Data excerpt:
——
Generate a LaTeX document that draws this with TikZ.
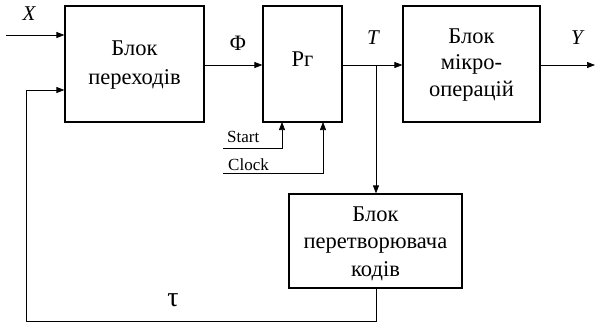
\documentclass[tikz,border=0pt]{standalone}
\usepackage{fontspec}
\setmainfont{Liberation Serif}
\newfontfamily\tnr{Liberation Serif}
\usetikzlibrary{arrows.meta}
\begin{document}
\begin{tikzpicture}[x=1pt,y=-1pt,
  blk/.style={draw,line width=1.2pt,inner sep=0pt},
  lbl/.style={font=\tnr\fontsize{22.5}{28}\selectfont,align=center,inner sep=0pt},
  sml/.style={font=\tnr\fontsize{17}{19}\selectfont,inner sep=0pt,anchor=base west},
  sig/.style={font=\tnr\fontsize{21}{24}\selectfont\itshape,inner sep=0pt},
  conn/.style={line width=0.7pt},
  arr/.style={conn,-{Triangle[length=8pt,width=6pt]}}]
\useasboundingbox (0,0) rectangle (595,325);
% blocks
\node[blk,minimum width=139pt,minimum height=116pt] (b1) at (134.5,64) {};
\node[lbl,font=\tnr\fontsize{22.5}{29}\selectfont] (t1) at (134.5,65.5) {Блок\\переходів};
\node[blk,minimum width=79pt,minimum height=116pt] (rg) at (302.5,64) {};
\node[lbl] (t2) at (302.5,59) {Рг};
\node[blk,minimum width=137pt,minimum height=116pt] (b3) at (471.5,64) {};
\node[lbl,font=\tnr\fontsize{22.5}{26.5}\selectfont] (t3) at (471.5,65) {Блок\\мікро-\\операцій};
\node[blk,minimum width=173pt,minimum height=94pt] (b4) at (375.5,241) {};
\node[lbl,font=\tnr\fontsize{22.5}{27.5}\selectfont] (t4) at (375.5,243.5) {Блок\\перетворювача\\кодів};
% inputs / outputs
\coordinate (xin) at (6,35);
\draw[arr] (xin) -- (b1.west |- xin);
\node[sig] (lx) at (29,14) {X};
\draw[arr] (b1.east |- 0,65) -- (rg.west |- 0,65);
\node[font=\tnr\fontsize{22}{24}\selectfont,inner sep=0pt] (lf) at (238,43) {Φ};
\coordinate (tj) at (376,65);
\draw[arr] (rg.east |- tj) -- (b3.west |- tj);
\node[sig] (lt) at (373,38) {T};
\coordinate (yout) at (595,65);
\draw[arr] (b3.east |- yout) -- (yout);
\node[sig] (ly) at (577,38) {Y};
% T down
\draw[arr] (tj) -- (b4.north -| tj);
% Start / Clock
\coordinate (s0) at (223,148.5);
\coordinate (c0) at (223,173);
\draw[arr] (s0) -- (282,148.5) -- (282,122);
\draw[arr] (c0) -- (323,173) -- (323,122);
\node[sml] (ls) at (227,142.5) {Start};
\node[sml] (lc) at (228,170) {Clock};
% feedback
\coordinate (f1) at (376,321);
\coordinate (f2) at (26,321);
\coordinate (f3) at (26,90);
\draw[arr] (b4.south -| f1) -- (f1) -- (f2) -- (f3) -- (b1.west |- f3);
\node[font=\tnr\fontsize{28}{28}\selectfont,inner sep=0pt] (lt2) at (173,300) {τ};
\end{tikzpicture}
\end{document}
——
Problem requirements:
Your task is to reproduce all of the material exactly. The pictures stay out.

Finished exercise:
Generate a LaTeX document that draws this with TikZ.
\documentclass[tikz,border=0pt]{standalone}
\usepackage{fontspec}
\setmainfont{Liberation Serif}
\newfontfamily\tnr{Liberation Serif}
\usetikzlibrary{arrows.meta}
\begin{document}
\begin{tikzpicture}[x=1pt,y=-1pt,
  blk/.style={draw,line width=1.2pt,inner sep=0pt},
  lbl/.style={font=\tnr\fontsize{22.5}{28}\selectfont,align=center,inner sep=0pt},
  sml/.style={font=\tnr\fontsize{17}{19}\selectfont,inner sep=0pt,anchor=base west},
  sig/.style={font=\tnr\fontsize{21}{24}\selectfont\itshape,inner sep=0pt},
  conn/.style={line width=0.7pt},
  arr/.style={conn,-{Triangle[length=8pt,width=6pt]}}]
\useasboundingbox (0,0) rectangle (595,325);
% blocks
\node[blk,minimum width=139pt,minimum height=116pt] (b1) at (134.5,64) {};
\node[lbl,font=\tnr\fontsize{22.5}{29}\selectfont] (t1) at (134.5,65.5) {Блок\\переходів};
\node[blk,minimum width=79pt,minimum height=116pt] (rg) at (302.5,64) {};
\node[lbl] (t2) at (302.5,59) {Рг};
\node[blk,minimum width=137pt,minimum height=116pt] (b3) at (471.5,64) {};
\node[lbl,font=\tnr\fontsize{22.5}{26.5}\selectfont] (t3) at (471.5,65) {Блок\\мікро-\\операцій};
\node[blk,minimum width=173pt,minimum height=94pt] (b4) at (375.5,241) {};
\node[lbl,font=\tnr\fontsize{22.5}{27.5}\selectfont] (t4) at (375.5,243.5) {Блок\\перетворювача\\кодів};
% inputs / outputs
\coordinate (xin) at (6,35);
\draw[arr] (xin) -- (b1.west |- xin);
\node[sig] (lx) at (29,14) {X};
\draw[arr] (b1.east |- 0,65) -- (rg.west |- 0,65);
\node[font=\tnr\fontsize{22}{24}\selectfont,inner sep=0pt] (lf) at (238,43) {Φ};
\coordinate (tj) at (376,65);
\draw[arr] (rg.east |- tj) -- (b3.west |- tj);
\node[sig] (lt) at (373,38) {T};
\coordinate (yout) at (595,65);
\draw[arr] (b3.east |- yout) -- (yout);
\node[sig] (ly) at (577,38) {Y};
% T down
\draw[arr] (tj) -- (b4.north -| tj);
% Start / Clock
\coordinate (s0) at (223,148.5);
\coordinate (c0) at (223,173);
\draw[arr] (s0) -- (282,148.5) -- (282,122);
\draw[arr] (c0) -- (323,173) -- (323,122);
\node[sml] (ls) at (227,142.5) {Start};
\node[sml] (lc) at (228,170) {Clock};
% feedback
\coordinate (f1) at (376,321);
\coordinate (f2) at (26,321);
\coordinate (f3) at (26,90);
\draw[arr] (b4.south -| f1) -- (f1) -- (f2) -- (f3) -- (b1.west |- f3);
\node[font=\tnr\fontsize{28}{28}\selectfont,inner sep=0pt] (lt2) at (173,300) {τ};
\end{tikzpicture}
\end{document}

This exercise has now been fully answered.